— Start RECORDS SHOWN —

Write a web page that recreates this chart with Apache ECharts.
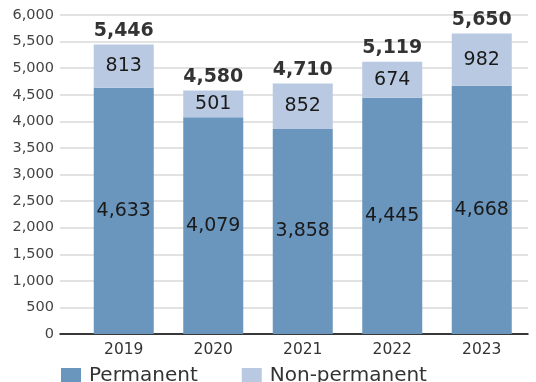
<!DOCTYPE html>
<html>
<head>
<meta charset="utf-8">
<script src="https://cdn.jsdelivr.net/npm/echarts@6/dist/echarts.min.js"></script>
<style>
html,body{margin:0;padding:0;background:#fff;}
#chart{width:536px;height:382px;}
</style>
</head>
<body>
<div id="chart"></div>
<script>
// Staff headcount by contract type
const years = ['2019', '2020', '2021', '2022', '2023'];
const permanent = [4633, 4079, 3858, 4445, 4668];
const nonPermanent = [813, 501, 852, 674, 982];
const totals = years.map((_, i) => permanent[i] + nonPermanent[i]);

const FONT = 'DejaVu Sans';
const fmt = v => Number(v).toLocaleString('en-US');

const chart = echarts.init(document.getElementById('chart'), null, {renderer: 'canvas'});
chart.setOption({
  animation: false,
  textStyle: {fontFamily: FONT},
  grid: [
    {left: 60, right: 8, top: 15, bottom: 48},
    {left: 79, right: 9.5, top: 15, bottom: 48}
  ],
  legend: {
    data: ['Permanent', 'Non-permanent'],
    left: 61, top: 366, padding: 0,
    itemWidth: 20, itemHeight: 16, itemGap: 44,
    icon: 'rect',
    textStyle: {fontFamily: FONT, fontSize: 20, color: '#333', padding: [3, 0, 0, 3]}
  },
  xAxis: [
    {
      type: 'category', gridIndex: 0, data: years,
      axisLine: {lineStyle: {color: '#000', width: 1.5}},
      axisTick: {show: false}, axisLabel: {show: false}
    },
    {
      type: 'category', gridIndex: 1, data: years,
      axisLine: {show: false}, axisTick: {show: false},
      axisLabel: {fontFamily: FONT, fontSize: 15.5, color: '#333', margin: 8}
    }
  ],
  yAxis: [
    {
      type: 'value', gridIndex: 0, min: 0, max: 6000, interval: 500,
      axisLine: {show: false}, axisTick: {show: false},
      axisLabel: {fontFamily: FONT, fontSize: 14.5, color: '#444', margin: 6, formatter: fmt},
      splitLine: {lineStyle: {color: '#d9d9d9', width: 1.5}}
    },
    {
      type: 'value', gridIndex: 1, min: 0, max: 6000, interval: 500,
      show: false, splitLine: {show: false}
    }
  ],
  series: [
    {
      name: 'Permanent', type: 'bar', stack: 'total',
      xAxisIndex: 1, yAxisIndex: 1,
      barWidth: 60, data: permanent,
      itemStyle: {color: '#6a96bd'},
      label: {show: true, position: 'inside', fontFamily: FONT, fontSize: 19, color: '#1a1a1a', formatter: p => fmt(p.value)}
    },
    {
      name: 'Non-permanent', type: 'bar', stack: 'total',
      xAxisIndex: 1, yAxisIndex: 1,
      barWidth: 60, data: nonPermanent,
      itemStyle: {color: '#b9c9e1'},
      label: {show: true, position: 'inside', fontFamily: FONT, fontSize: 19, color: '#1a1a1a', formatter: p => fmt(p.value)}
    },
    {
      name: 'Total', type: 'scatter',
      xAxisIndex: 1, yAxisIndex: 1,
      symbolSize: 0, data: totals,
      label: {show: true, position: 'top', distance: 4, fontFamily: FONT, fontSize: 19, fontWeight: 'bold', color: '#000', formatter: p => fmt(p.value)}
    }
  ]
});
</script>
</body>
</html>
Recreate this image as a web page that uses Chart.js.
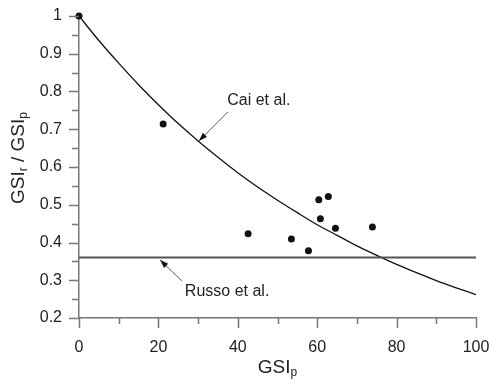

— End RECORDS SHOWN —

Repeat only what runs from the first line of the records above to the line with "const fmt = v", both included, word for word, minus the pictures.

• PROBLEM SOLUTION
Write a web page that recreates this chart with Apache ECharts.
<!DOCTYPE html>
<html>
<head>
<meta charset="utf-8">
<script src="https://cdn.jsdelivr.net/npm/echarts@6/dist/echarts.min.js"></script>
<style>
html,body{margin:0;padding:0;background:#fff;}
#chart{width:536px;height:382px;}
</style>
</head>
<body>
<div id="chart"></div>
<script>
// Staff headcount by contract type
const years = ['2019', '2020', '2021', '2022', '2023'];
const permanent = [4633, 4079, 3858, 4445, 4668];
const nonPermanent = [813, 501, 852, 674, 982];
const totals = years.map((_, i) => permanent[i] + nonPermanent[i]);

const FONT = 'DejaVu Sans';
const fmt = v => Number(v).toLocaleString('en-US');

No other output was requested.